The commerce ministry’s investigation arm DGTR has recommended imposition of anti-dumping duty on black toner in powder form, used in printers and photocopiers, from China, Malaysia and Chinese Taipei to guard domestic players from cheap imports.

Directorate General of Trade Remedies (DGTR) has recommended the duty after conducting a probe on alleged dumping of the product by certain companies from these countries, following a complaint by domestic manufacturers.

Pure Toners and Developers, and Indian Toners and Developers had filed the application for dumping probe.

The duty recommended is in the range of USD 196 per tonne to USD 1,686 per tonne. The finance ministry takes the final decision to impose the duty.

“The authority recommends imposition of provisional anti-dumping duty equal to the lesser of margin of dumping and the margin of injury, so as to remove the injury to the domestic industry,” the DGTR has said in a notification.

In its probe, the directorate said it has concluded that the product has been exported to India from these nations below its associated normal value, which resulted in dumping and in turn impacting the domestic industry.

In an another notification, the directorate has again recommended the duty (USD 1.83 per kg and USD 2.56 per kg) on Chinese measuring tapes for five years.

It said that there is likelihood of continuation/ recurrence of dumping of these measuring tapes, if the existing anti-dumping duties are allowed to cease.

Further in a separate notification, anti-dumping duty was recommended by the DGTR on a Chinese chemical – Aniline – used in pharmaceuticals sector.

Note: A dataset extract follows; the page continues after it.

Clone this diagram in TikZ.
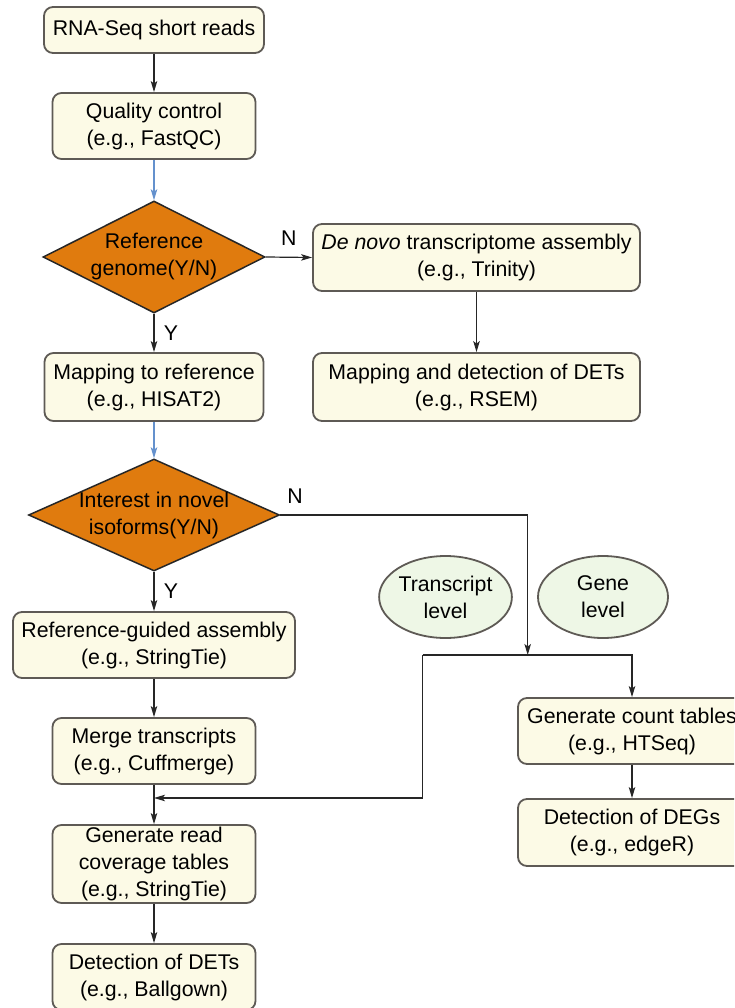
\documentclass[tikz,border=0pt]{standalone}
\usepackage{fontspec}
\setmainfont{Liberation Sans}
\usetikzlibrary{shapes.geometric, arrows.meta, positioning}
\definecolor{boxfill}{RGB}{252,250,230}
\definecolor{boxline}{RGB}{94,90,85}
\definecolor{decfill}{RGB}{224,123,14}
\definecolor{ovalfill}{RGB}{238,247,230}
\definecolor{flowblue}{RGB}{100,145,205}

\begin{document}
\begin{tikzpicture}[x=1pt, y=-1pt,
    every node/.style={font=\fontsize{21.3}{27}\selectfont},
    stepbox/.style={draw=boxline, fill=boxfill, line width=1.8pt, rounded corners=9pt, align=center, inner sep=0pt},
    decision/.style={diamond, draw=black!85, fill=decfill, line width=1.5pt, align=center, inner sep=-3pt},
    level/.style={ellipse, draw=boxline, fill=ovalfill, line width=1.8pt, align=center, inner sep=0pt, minimum width=130pt, minimum height=82pt},
    flow/.style={-{Stealth[length=11pt, width=6.5pt, inset=2.5pt]}, line width=1.2pt, draw=black!85},
    blueflow/.style={flow, draw=flowblue}]
    \useasboundingbox (0,0) rectangle (734,1008);
    \clip (0,0) rectangle (734,1008);

    % left column
    \node[stepbox, minimum width=220pt, minimum height=46pt] (reads) at (154,30) {RNA-Seq short reads};
    \node[stepbox, minimum width=203pt, minimum height=66pt] (qc) at (154,126) {Quality control\\(e.g., FastQC)};
    \node[decision, aspect=2, minimum width=222pt, minimum height=112pt] (ref) at (154,257) {Reference\\genome(Y/N)};
    \node[stepbox, minimum width=219pt, minimum height=68pt] (mapref) at (154,387) {Mapping to reference\\(e.g., HISAT2)};
    \node[decision, aspect=2.24, minimum width=251pt, minimum height=112pt] (novel) at (154,515) {Interest in novel\\isoforms(Y/N)};
    \node[stepbox, minimum width=282pt, minimum height=66pt] (guided) at (154,645) {Reference-guided assembly\\(e.g., StringTie)};
    \node[stepbox, minimum width=203pt, minimum height=66pt] (merge) at (154,751) {Merge transcripts\\(e.g., Cuffmerge)};
    \node[stepbox, minimum width=203pt, minimum height=78pt] (cover) at (154,864) {Generate read\\coverage tables\\(e.g., StringTie)};
    \node[stepbox, minimum width=203pt, minimum height=66pt] (ballgown) at (154,977) {Detection of DETs\\(e.g., Ballgown)};

    % right side
    \node[stepbox, minimum width=327pt, minimum height=67pt] (denovo) at (476.5,257.5) {\textit{De novo} transcriptome assembly\\(e.g., Trinity)};
    \node[stepbox, minimum width=327pt, minimum height=68pt] (mapdet) at (476.5,387) {Mapping and detection of DETs\\(e.g., RSEM)};
    \node[level] (tlevel) at (445.5,597) {Transcript\\level};
    \node[level] (glevel) at (603,597) {Gene\\level};
    \node[stepbox, minimum width=228pt, minimum height=66pt] (counts) at (632,731) {Generate count tables\\(e.g., HTSeq)};
    \node[stepbox, minimum width=228pt, minimum height=67pt] (degs) at (632,832.5) {Detection of DEGs\\(e.g., edgeR)};

    \coordinate (split) at (527.7,655);
    \coordinate (fork) at (422.7,655);
    \coordinate (join) at (154,798);

    \draw[flow] (reads) -- (qc);
    \draw[blueflow] (qc) -- (ref);
    \draw[flow] (ref.east) -- node[above=8pt] (n1) {N} (denovo.west);
    \draw[flow] (ref.south) -- node[right=6pt] (y1) {Y} (mapref.north);
    \draw[flow] (denovo) -- (mapdet);
    \draw[blueflow] (mapref) -- (novel);
    \draw[flow] (novel.east) -| node[pos=0.03, above=8pt] (n2) {N} (split);
    \draw[flow] (novel.south) -- node[right=6pt] (y2) {Y} (guided.north);
    \draw[flow] (guided) -- (merge);
    \draw[flow] (merge) -- (cover);
    \draw[flow] (cover) -- (ballgown);
    \draw[flow] (fork) -| (counts.north);
    \draw[flow] (fork) |- (join);
    \draw[flow] (counts) -- (degs);
\end{tikzpicture}
\end{document}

In international trade parlance, dumping happens when a country or a firm exports an item at a price lower than the price of that product in its domestic market. Dumping impacts the price of that product in the importing country, hitting margins and profits of manufacturing firms.

According to global trade norms, a country is allowed to impose tariffs on such dumped products to provide a level-playing field to domestic manufacturers. The duty is imposed only after a thorough investigation by a quasi-judicial body, such as DGTR, in India.

The imposition of anti-dumping duty is permissible under the World Trade Organization (WTO) regime. The duty is aimed at ensuring fair trading practices and creating a level-playing field for domestic producers vis-a-vis foreign producers and exporters.